Saturday, 5 August 2017

"Man From Tomorrow"

To us, the phrase, "man from tomorrow," instantly suggests a time traveller but what would it mean to a Jute? Tomorrow is not a place so how could anyone come from it? Would the phrase be as meaningless as, e.g., "man from white" or "man from thirteen"?

Time Patrolman Manson Everard claims to be a visitor with news that will interest the great wizard:

"'Tell him, "Man from tomorrow." 'Tis a password. Got it?'
"'It makes not sense,' complained the guard.
"'Passwords need not make sense,' said Everard with hauteur.
"The Jute clanked off, shaking his head dolefully. All these newfangled notions!"
-Poul Anderson, "Time Patrol" IN Anderson, Time Patrol (Riverdale, NY, 2006), pp. 1-53 AT p. 36.

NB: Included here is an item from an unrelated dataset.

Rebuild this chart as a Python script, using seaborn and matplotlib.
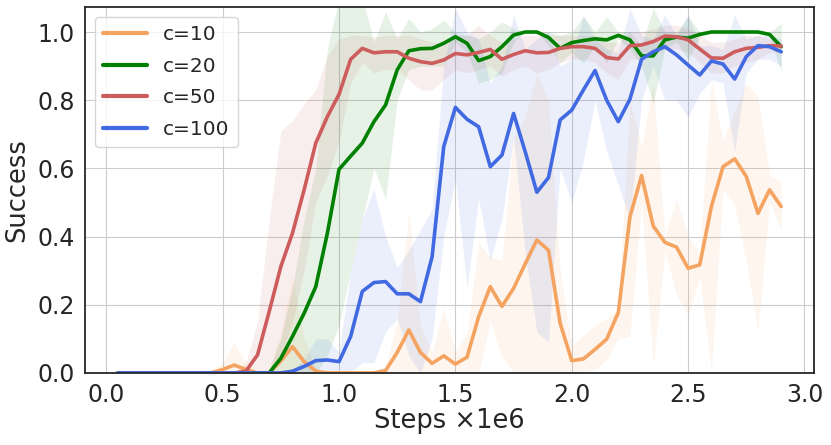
import numpy as np
import pandas as pd
import matplotlib
matplotlib.use('Agg')
import matplotlib.pyplot as plt
import seaborn as sns

# training steps (x1e6)
steps = [0.05, 0.10, 0.15, 0.20, 0.25, 0.30, 0.35, 0.40, 0.45, 0.50,
         0.55, 0.60, 0.65, 0.70, 0.75, 0.80, 0.85, 0.90, 0.95, 1.00,
         1.05, 1.10, 1.15, 1.20, 1.25, 1.30, 1.35, 1.40, 1.45, 1.50,
         1.55, 1.60, 1.65, 1.70, 1.75, 1.80, 1.85, 1.90, 1.95, 2.00,
         2.05, 2.10, 2.15, 2.20, 2.25, 2.30, 2.35, 2.40, 2.45, 2.50,
         2.55, 2.60, 2.65, 2.70, 2.75, 2.80, 2.85, 2.90]

labels = ['c=10', 'c=20', 'c=50', 'c=100']
colors = ['#F4A460', '#008000', '#CD5C5C', '#4169E1']

# mean success per setting
c10_mean = [0, 0, 0, 0, 0, 0, 0, 0, 0, 0.01,
            0.023, 0.01, 0, 0, 0.035, 0.077, 0.033, 0.005, 0, 0,
            0, 0, 0, 0.007, 0.06, 0.126, 0.06, 0.028, 0.05, 0.026,
            0.046, 0.165, 0.253, 0.195, 0.248, 0.32, 0.39, 0.36, 0.146, 0.036,
            0.041, 0.069, 0.099, 0.177, 0.458, 0.579, 0.431, 0.383, 0.369, 0.307,
            0.317, 0.488, 0.605, 0.628, 0.576, 0.468, 0.537, 0.488]
c20_mean = [0, 0, 0, 0, 0, 0, 0, 0, 0, 0,
            0, 0, 0, 0, 0.043, 0.107, 0.175, 0.253, 0.41, 0.597,
            0.636, 0.674, 0.737, 0.786, 0.889, 0.945, 0.951, 0.952, 0.967, 0.986,
            0.967, 0.916, 0.928, 0.957, 0.991, 1.0, 1.0, 0.984, 0.952, 0.969,
            0.975, 0.98, 0.977, 0.99, 0.977, 0.93, 0.93, 0.977, 0.985, 0.982,
            0.993, 1.0, 1.0, 1.0, 1.0, 1.0, 0.993, 0.957]
c50_mean = [0, 0, 0, 0, 0, 0, 0, 0, 0, 0,
            0, 0.005, 0.053, 0.18, 0.312, 0.41, 0.537, 0.674, 0.752, 0.817,
            0.92, 0.952, 0.939, 0.942, 0.942, 0.923, 0.913, 0.908, 0.918, 0.937,
            0.933, 0.94, 0.949, 0.92, 0.934, 0.945, 0.939, 0.94, 0.952, 0.957,
            0.957, 0.952, 0.925, 0.921, 0.96, 0.962, 0.972, 0.988, 0.986, 0.977,
            0.95, 0.924, 0.923, 0.942, 0.952, 0.955, 0.96, 0.959]
c100_mean = [0, 0, 0, 0, 0, 0, 0, 0, 0, 0,
             0, 0, 0, 0, 0, 0.005, 0.019, 0.036, 0.038, 0.033,
             0.107, 0.239, 0.265, 0.268, 0.232, 0.232, 0.209, 0.341, 0.664, 0.779,
             0.744, 0.722, 0.605, 0.639, 0.761, 0.649, 0.53, 0.573, 0.742, 0.771,
             0.83, 0.887, 0.8, 0.737, 0.803, 0.92, 0.942, 0.957, 0.933, 0.903,
             0.874, 0.915, 0.906, 0.862, 0.928, 0.96, 0.957, 0.942]

# shaded band edges
c10_low = [0, 0, 0, 0, 0, 0, 0, 0, 0, 0,
           0, 0, 0, 0, 0, 0, 0, 0, 0, 0,
           0, 0, 0, 0, 0, 0, 0, 0, 0, 0,
           0, 0, 0.15, 0.05, 0, 0, 0, 0, 0, 0,
           0, 0.01, 0.04, 0.1, 0.107, 0.5, 0.02, 0.36, 0.23, 0.17,
           0.28, 0.005, 0.54, 0.49, 0.33, 0.12, 0.5, 0.42]
c10_high = [0, 0, 0, 0, 0, 0, 0, 0, 0.01, 0.03,
            0.09, 0.03, 0, 0.01, 0.12, 0.28, 0.1, 0.015, 0, 0,
            0, 0, 0, 0.02, 0.15, 0.47, 0.14, 0.06, 0.19, 0.06,
            0.12, 0.38, 0.34, 0.33, 0.69, 0.75, 0.88, 0.8, 0.3, 0.08,
            0.11, 0.14, 0.16, 0.19, 0.8, 0.66, 0.85, 0.4, 0.51, 0.4,
            0.35, 0.86, 0.68, 0.77, 0.85, 0.81, 0.58, 0.56]
c20_low = [0, 0, 0, 0, 0, 0, 0, 0, 0, 0,
           0, 0, 0, 0, 0, 0, 0, 0, 0.05, 0.14,
           0.3, 0.45, 0.6, 0.51, 0.8, 0.89, 0.9, 0.9, 0.9, 0.97,
           0.94, 0.85, 0.86, 0.88, 0.97, 1.0, 1.0, 0.96, 0.91, 0.94,
           0.908, 0.96, 0.91, 0.98, 0.95, 0.9, 0.79, 0.95, 0.97, 0.92,
           0.985, 1.0, 1.0, 1.0, 1.0, 1.0, 0.985, 0.884]
c20_high = [0, 0, 0, 0, 0, 0, 0, 0, 0, 0,
            0, 0, 0, 0.01, 0.1, 0.25, 0.45, 0.6, 0.95, 1.1,
            1.15, 1.1, 0.97, 1.06, 0.98, 1.04, 1.0, 1.01, 1.035, 1.0,
            0.99, 0.98, 1.0, 1.03, 1.01, 1.0, 1.0, 1.0, 0.99, 1.0,
            1.045, 1.0, 1.045, 1.0, 1.0, 0.96, 1.07, 1.0, 1.0, 1.045,
            1.0, 1.0, 1.0, 1.0, 1.0, 1.0, 1.0, 1.025]
c50_low = [0, 0, 0, 0, 0, 0, 0, 0, 0, 0,
           0, 0, 0, 0, 0.05, 0.15, 0.3, 0.5, 0.58, 0.68,
           0.85, 0.91, 0.88, 0.89, 0.89, 0.86, 0.83, 0.83, 0.86, 0.89,
           0.88, 0.89, 0.9, 0.87, 0.89, 0.9, 0.88, 0.89, 0.91, 0.92,
           0.92, 0.91, 0.88, 0.86, 0.92, 0.92, 0.93, 0.95, 0.95, 0.94,
           0.91, 0.88, 0.88, 0.9, 0.91, 0.92, 0.94, 0.945]
c50_high = [0, 0, 0, 0, 0, 0, 0, 0, 0, 0,
            0, 0.03, 0.15, 0.45, 0.71, 0.74, 0.79, 0.83, 0.93, 0.98,
            0.99, 0.99, 0.985, 0.99, 0.99, 0.99, 0.98, 0.97, 0.97, 0.99,
            0.99, 1.02, 0.99, 0.97, 0.98, 0.99, 0.99, 0.99, 0.99, 0.99,
            0.99, 0.99, 0.97, 0.97, 1.0, 1.0, 1.01, 1.02, 1.02, 1.01,
            0.99, 0.97, 0.97, 0.98, 0.99, 0.99, 0.98, 0.97]
c100_low = [0, 0, 0, 0, 0, 0, 0, 0, 0, 0,
            0, 0, 0, 0, 0, 0, 0, 0, 0, 0,
            0, 0.03, 0.03, 0.12, 0.16, 0.05, 0, 0.1, 0.4, 0.57,
            0.25, 0.51, 0.33, 0.45, 0.69, 0.35, 0.12, 0.09, 0.6, 0.5,
            0.62, 0.8, 0.65, 0.55, 0.45, 0.8, 0.9, 0.8, 0.8, 0.75,
            0.82, 0.86, 0.85, 0.65, 0.88, 0.92, 0.92, 0.9]
c100_high = [0, 0, 0, 0, 0, 0, 0, 0, 0, 0,
             0, 0, 0, 0, 0, 0.01, 0.04, 0.1, 0.1, 0.06,
             0.3, 0.45, 0.54, 0.4, 0.31, 0.36, 0.42, 0.48, 0.9, 1.07,
             1.0, 0.98, 0.85, 0.9, 1.05, 0.95, 0.98, 1.0, 0.9, 0.92,
             1.05, 0.98, 0.95, 0.94, 1.07, 0.99, 0.98, 1.05, 0.99, 1.05,
             0.96, 0.96, 0.95, 1.05, 0.98, 0.99, 0.99, 0.98]

means = [c10_mean, c20_mean, c50_mean, c100_mean]
lows = [c10_low, c20_low, c50_low, c100_low]
highs = [c10_high, c20_high, c50_high, c100_high]

df = pd.concat([pd.DataFrame({'steps': steps, 'success': m, 'run': lab})
                for m, lab in zip(means, labels)], ignore_index=True)

sns.set_style('whitegrid', {'axes.edgecolor': '.15', 'grid.color': '.8'})
fig, ax = plt.subplots(figsize=(8.31, 4.45), dpi=100)
fig.subplots_adjust(left=0.102, right=0.98, bottom=0.162, top=0.984)

# shaded spread first, lines on top
for lo, hi, col in zip(lows, highs, colors):
    ax.fill_between(steps, lo, hi, color=col, alpha=0.1, linewidth=0)

sns.lineplot(data=df, x='steps', y='success', hue='run', hue_order=labels,
             palette=dict(zip(labels, colors)), linewidth=2.6, ax=ax)

ax.set_ylim(0, 1.073)
ax.set_xticks([0.0, 0.5, 1.0, 1.5, 2.0, 2.5, 3.0])
ax.set_yticks([0.0, 0.2, 0.4, 0.6, 0.8, 1.0])
ax.tick_params(labelsize=17, colors='.15')
ax.set_xlabel('Steps ×1e6', fontsize=18.5, color='.15', labelpad=1)
ax.set_ylabel('Success', fontsize=18.5, color='.15', labelpad=5)
for s in ax.spines.values():
    s.set_linewidth(1.3)

leg = ax.legend(loc='upper left', fontsize=14.5, handlelength=2.2,
                labelspacing=0.62)
leg.set_title(None)
for line in leg.get_lines():
    line.set_linewidth(3)

plt.savefig('out.png', dpi=100)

The Jute does not know the half of it! But, whether or not there are time travellers around, we are always surrounded by newfangled ideas. Ideas being thought now will shape the future. Ideas implicit in current thought will be articulated later. People will look back and say, "This started back then although no one living then knew the implications."


Sean M. Brooks said...

Kaor, Paul!

I had to smile when I read this amusing bit you quoted from "Time Patrol." So apt and true! And one idea I hope so much will soon be true is that the way SF writers and fans talk about FTL drives will lead to the invention of a real FTL drive!


S.M. Stirling said...

The image of time as a river down which one makes a journey is very old -- I think it may be built into the structure of the Indo-European languages, at least.

Sean M. Brooks said...

Dear Mr. Stirling,

I was also reminded of how St. Bede, in his HISTORY OF THE ENGLISH CHURCH AND PEOPLE, had an Anglo/Saxon convert to Christianity comparing a human life span to a bird which at night flew into a lit chieftain's hall and flew out again into the night. The former pagan's thought was that humans at one time did not exist and then the pagan gods gave no real insights or consolations about what happened after death.